_Problem details_. Repeat the listing that follows, character for character, minus the pictures.

=== Raw data ===

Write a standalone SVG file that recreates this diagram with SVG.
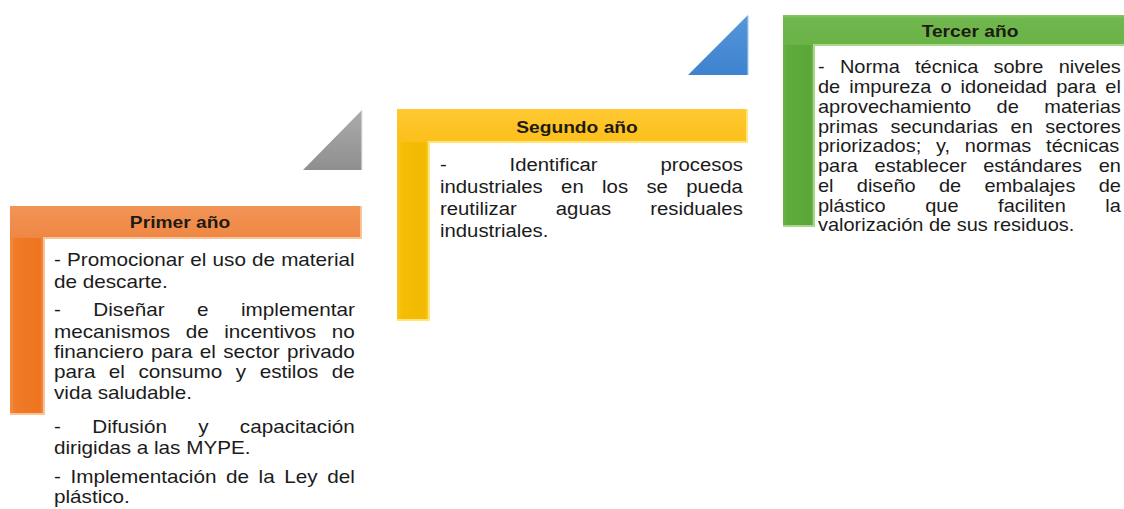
<svg xmlns="http://www.w3.org/2000/svg" width="1124" height="509" viewBox="0 0 1124 509">
  <style>
    .body { font-family: "Liberation Sans", Arial, sans-serif; font-size: 18px; fill: #1b1b1b; }
    .b19 { font-size: 19px; }
    .hdr { font-family: "Liberation Sans", Arial, sans-serif; font-weight: bold; font-size: 17px; fill: #1e1a14; text-anchor: middle; }
    .edgeO { stroke: #F9C39A; stroke-width: 2; fill: none; }
    .edgeY { stroke: #FFE57A; stroke-width: 2; fill: none; }
    .edgeG { stroke: #A8D88C; stroke-width: 2; fill: none; }
  </style>
  <defs>
    <linearGradient id="oBar" x1="0" y1="0" x2="1" y2="0">
      <stop offset="0" stop-color="#F28C42"/>
      <stop offset="0.15" stop-color="#F07A26"/>
      <stop offset="0.85" stop-color="#EE7420"/>
      <stop offset="1" stop-color="#F39A5C"/>
    </linearGradient>
    <linearGradient id="oHdr" x1="0" y1="0" x2="0" y2="1">
      <stop offset="0" stop-color="#F29457"/>
      <stop offset="1" stop-color="#EF8743"/>
    </linearGradient>
    <linearGradient id="yBar" x1="0" y1="0" x2="1" y2="0">
      <stop offset="0" stop-color="#F8C72A"/>
      <stop offset="0.15" stop-color="#F4BE05"/>
      <stop offset="0.85" stop-color="#F2BA00"/>
      <stop offset="1" stop-color="#FAD34A"/>
    </linearGradient>
    <linearGradient id="yHdr" x1="0" y1="0" x2="0" y2="1">
      <stop offset="0" stop-color="#FFC933"/>
      <stop offset="1" stop-color="#FDC01A"/>
    </linearGradient>
    <linearGradient id="gBar" x1="0" y1="0" x2="1" y2="0">
      <stop offset="0" stop-color="#6CB34A"/>
      <stop offset="0.15" stop-color="#5EAA3A"/>
      <stop offset="0.85" stop-color="#5AA636"/>
      <stop offset="1" stop-color="#7CC05C"/>
    </linearGradient>
    <linearGradient id="gHdr" x1="0" y1="0" x2="0" y2="1">
      <stop offset="0" stop-color="#88C46A"/>
      <stop offset="0.12" stop-color="#70B74D"/>
      <stop offset="1" stop-color="#6AB347"/>
    </linearGradient>
    <linearGradient id="blueTri" x1="0" y1="0" x2="0" y2="1">
      <stop offset="0" stop-color="#5596DB"/>
      <stop offset="1" stop-color="#3E83CF"/>
    </linearGradient>
    <linearGradient id="grayTri" x1="0" y1="0" x2="0" y2="1">
      <stop offset="0" stop-color="#ABABAB"/>
      <stop offset="1" stop-color="#8F8F8F"/>
    </linearGradient>
  </defs>

  <rect x="0" y="0" width="1124" height="509" fill="#FFFFFF"/>

  <g id="connectors">
    <polygon points="303,170 362,110 362,170" fill="url(#grayTri)"/>
    <line x1="362" y1="111" x2="362" y2="170" stroke="#E6E6E6" stroke-width="1.2"/>
    <polygon points="688,75 748,15 748,75" fill="url(#blueTri)"/>
    <line x1="748" y1="16" x2="748" y2="75" stroke="#A9CBEE" stroke-width="1.2"/>
  </g>

  <g id="primer-ano">
    <rect x="10" y="206" width="35" height="209" fill="url(#oBar)"/>
    <rect x="10" y="206" width="352" height="32" fill="url(#oHdr)"/>
    <polyline class="edgeO" points="44,414 44,238 361,238 361,206"/>
    <line class="edgeO" x1="10" y1="414" x2="45" y2="414" stroke-width="1.5"/>
    <g transform="translate(180,228) scale(1.13,1)">
      <text class="hdr" x="0" y="0">Primer año</text>
    </g>
    <g class="body" transform="translate(54,0) scale(1.15,1)">
      <text x="0" y="266" style="word-spacing:0.33px">- Promocionar el uso de material</text>
      <text x="0" y="288">de descarte.</text>
      <text x="0" y="316" style="word-spacing:23.23px">- Diseñar e implementar</text>
      <text x="0" y="338" style="word-spacing:8.55px">mecanismos de incentivos no</text>
      <text x="0" y="358" style="word-spacing:1.41px">financiero para el sector privado</text>
      <text x="0" y="378" style="word-spacing:6.73px">para el consumo y estilos de</text>
      <text x="0" y="399">vida saludable.</text>
      <text x="0" y="433" style="word-spacing:22.23px">- Difusión y capacitación</text>
      <text x="0" y="454">dirigidas a las MYPE.</text>
      <text x="0" y="483" style="word-spacing:3.33px">- Implementación de la Ley del</text>
      <text x="0" y="503">plástico.</text>
    </g>
  </g>

  <g id="segundo-ano">
    <rect x="397" y="109" width="33" height="212" fill="url(#yBar)"/>
    <rect x="397" y="109" width="351" height="33" fill="url(#yHdr)"/>
    <polyline class="edgeY" points="429,320 429,142 747,142 747,109"/>
    <line class="edgeY" x1="397" y1="320" x2="430" y2="320" stroke-width="1.5"/>
    <g transform="translate(577,133) scale(1.13,1)">
      <text class="hdr" x="0" y="0">Segundo año</text>
    </g>
    <g class="body b19" transform="translate(440,0) scale(1.07,1)">
      <text x="0" y="171" style="word-spacing:53.42px">- Identificar procesos</text>
      <text x="0" y="193" style="word-spacing:11.92px">industriales en los se pueda</text>
      <text x="0" y="215" style="word-spacing:31.25px">reutilizar aguas residuales</text>
      <text x="0" y="237">industriales.</text>
    </g>
  </g>

  <g id="tercer-ano">
    <rect x="783" y="15" width="32" height="212" fill="url(#gBar)"/>
    <rect x="783" y="15" width="341" height="30" fill="url(#gHdr)"/>
    <polyline class="edgeG" points="814,226 814,45 1124,45"/>
    <line class="edgeG" x1="783" y1="226" x2="815" y2="226" stroke-width="1.5"/>
    <g transform="translate(970,37) scale(1.13,1)">
      <text class="hdr" x="0" y="0">Tercer año</text>
    </g>
    <g class="body" transform="translate(818,0) scale(1.11,1)">
      <text x="0" y="73" style="word-spacing:8.73px">- Norma técnica sobre niveles</text>
      <text x="0" y="93" style="word-spacing:3.17px">de impureza o idoneidad para el</text>
      <text x="0" y="113" style="word-spacing:17.95px">aprovechamiento de materias</text>
      <text x="0" y="133" style="word-spacing:6.3px">primas secundarias en sectores</text>
      <text x="0" y="152" style="word-spacing:8.31px">priorizados; y, normas técnicas</text>
      <text x="0" y="172" style="word-spacing:9.96px">para establecer estándares en</text>
      <text x="0" y="192" style="word-spacing:15.97px">el diseño de embalajes de</text>
      <text x="0" y="212" style="word-spacing:30.64px">plástico que faciliten la</text>
      <text x="0" y="231">valorización de sus residuos.</text>
    </g>
  </g>
</svg>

===

_Solution below_.
Write a standalone SVG file that recreates this diagram with SVG.
<svg xmlns="http://www.w3.org/2000/svg" width="1124" height="509" viewBox="0 0 1124 509">
  <style>
    .body { font-family: "Liberation Sans", Arial, sans-serif; font-size: 18px; fill: #1b1b1b; }
    .b19 { font-size: 19px; }
    .hdr { font-family: "Liberation Sans", Arial, sans-serif; font-weight: bold; font-size: 17px; fill: #1e1a14; text-anchor: middle; }
    .edgeO { stroke: #F9C39A; stroke-width: 2; fill: none; }
    .edgeY { stroke: #FFE57A; stroke-width: 2; fill: none; }
    .edgeG { stroke: #A8D88C; stroke-width: 2; fill: none; }
  </style>
  <defs>
    <linearGradient id="oBar" x1="0" y1="0" x2="1" y2="0">
      <stop offset="0" stop-color="#F28C42"/>
      <stop offset="0.15" stop-color="#F07A26"/>
      <stop offset="0.85" stop-color="#EE7420"/>
      <stop offset="1" stop-color="#F39A5C"/>
    </linearGradient>
    <linearGradient id="oHdr" x1="0" y1="0" x2="0" y2="1">
      <stop offset="0" stop-color="#F29457"/>
      <stop offset="1" stop-color="#EF8743"/>
    </linearGradient>
    <linearGradient id="yBar" x1="0" y1="0" x2="1" y2="0">
      <stop offset="0" stop-color="#F8C72A"/>
      <stop offset="0.15" stop-color="#F4BE05"/>
      <stop offset="0.85" stop-color="#F2BA00"/>
      <stop offset="1" stop-color="#FAD34A"/>
    </linearGradient>
    <linearGradient id="yHdr" x1="0" y1="0" x2="0" y2="1">
      <stop offset="0" stop-color="#FFC933"/>
      <stop offset="1" stop-color="#FDC01A"/>
    </linearGradient>
    <linearGradient id="gBar" x1="0" y1="0" x2="1" y2="0">
      <stop offset="0" stop-color="#6CB34A"/>
      <stop offset="0.15" stop-color="#5EAA3A"/>
      <stop offset="0.85" stop-color="#5AA636"/>
      <stop offset="1" stop-color="#7CC05C"/>
    </linearGradient>
    <linearGradient id="gHdr" x1="0" y1="0" x2="0" y2="1">
      <stop offset="0" stop-color="#88C46A"/>
      <stop offset="0.12" stop-color="#70B74D"/>
      <stop offset="1" stop-color="#6AB347"/>
    </linearGradient>
    <linearGradient id="blueTri" x1="0" y1="0" x2="0" y2="1">
      <stop offset="0" stop-color="#5596DB"/>
      <stop offset="1" stop-color="#3E83CF"/>
    </linearGradient>
    <linearGradient id="grayTri" x1="0" y1="0" x2="0" y2="1">
      <stop offset="0" stop-color="#ABABAB"/>
      <stop offset="1" stop-color="#8F8F8F"/>
    </linearGradient>
  </defs>

  <rect x="0" y="0" width="1124" height="509" fill="#FFFFFF"/>

  <g id="connectors">
    <polygon points="303,170 362,110 362,170" fill="url(#grayTri)"/>
    <line x1="362" y1="111" x2="362" y2="170" stroke="#E6E6E6" stroke-width="1.2"/>
    <polygon points="688,75 748,15 748,75" fill="url(#blueTri)"/>
    <line x1="748" y1="16" x2="748" y2="75" stroke="#A9CBEE" stroke-width="1.2"/>
  </g>

  <g id="primer-ano">
    <rect x="10" y="206" width="35" height="209" fill="url(#oBar)"/>
    <rect x="10" y="206" width="352" height="32" fill="url(#oHdr)"/>
    <polyline class="edgeO" points="44,414 44,238 361,238 361,206"/>
    <line class="edgeO" x1="10" y1="414" x2="45" y2="414" stroke-width="1.5"/>
    <g transform="translate(180,228) scale(1.13,1)">
      <text class="hdr" x="0" y="0">Primer año</text>
    </g>
    <g class="body" transform="translate(54,0) scale(1.15,1)">
      <text x="0" y="266" style="word-spacing:0.33px">- Promocionar el uso de material</text>
      <text x="0" y="288">de descarte.</text>
      <text x="0" y="316" style="word-spacing:23.23px">- Diseñar e implementar</text>
      <text x="0" y="338" style="word-spacing:8.55px">mecanismos de incentivos no</text>
      <text x="0" y="358" style="word-spacing:1.41px">financiero para el sector privado</text>
      <text x="0" y="378" style="word-spacing:6.73px">para el consumo y estilos de</text>
      <text x="0" y="399">vida saludable.</text>
      <text x="0" y="433" style="word-spacing:22.23px">- Difusión y capacitación</text>
      <text x="0" y="454">dirigidas a las MYPE.</text>
      <text x="0" y="483" style="word-spacing:3.33px">- Implementación de la Ley del</text>
      <text x="0" y="503">plástico.</text>
    </g>
  </g>

  <g id="segundo-ano">
    <rect x="397" y="109" width="33" height="212" fill="url(#yBar)"/>
    <rect x="397" y="109" width="351" height="33" fill="url(#yHdr)"/>
    <polyline class="edgeY" points="429,320 429,142 747,142 747,109"/>
    <line class="edgeY" x1="397" y1="320" x2="430" y2="320" stroke-width="1.5"/>
    <g transform="translate(577,133) scale(1.13,1)">
      <text class="hdr" x="0" y="0">Segundo año</text>
    </g>
    <g class="body b19" transform="translate(440,0) scale(1.07,1)">
      <text x="0" y="171" style="word-spacing:53.42px">- Identificar procesos</text>
      <text x="0" y="193" style="word-spacing:11.92px">industriales en los se pueda</text>
      <text x="0" y="215" style="word-spacing:31.25px">reutilizar aguas residuales</text>
      <text x="0" y="237">industriales.</text>
    </g>
  </g>

  <g id="tercer-ano">
    <rect x="783" y="15" width="32" height="212" fill="url(#gBar)"/>
    <rect x="783" y="15" width="341" height="30" fill="url(#gHdr)"/>
    <polyline class="edgeG" points="814,226 814,45 1124,45"/>
    <line class="edgeG" x1="783" y1="226" x2="815" y2="226" stroke-width="1.5"/>
    <g transform="translate(970,37) scale(1.13,1)">
      <text class="hdr" x="0" y="0">Tercer año</text>
    </g>
    <g class="body" transform="translate(818,0) scale(1.11,1)">
      <text x="0" y="73" style="word-spacing:8.73px">- Norma técnica sobre niveles</text>
      <text x="0" y="93" style="word-spacing:3.17px">de impureza o idoneidad para el</text>
      <text x="0" y="113" style="word-spacing:17.95px">aprovechamiento de materias</text>
      <text x="0" y="133" style="word-spacing:6.3px">primas secundarias en sectores</text>
      <text x="0" y="152" style="word-spacing:8.31px">priorizados; y, normas técnicas</text>
      <text x="0" y="172" style="word-spacing:9.96px">para establecer estándares en</text>
      <text x="0" y="192" style="word-spacing:15.97px">el diseño de embalajes de</text>
      <text x="0" y="212" style="word-spacing:30.64px">plástico que faciliten la</text>
      <text x="0" y="231">valorización de sus residuos.</text>
    </g>
  </g>
</svg>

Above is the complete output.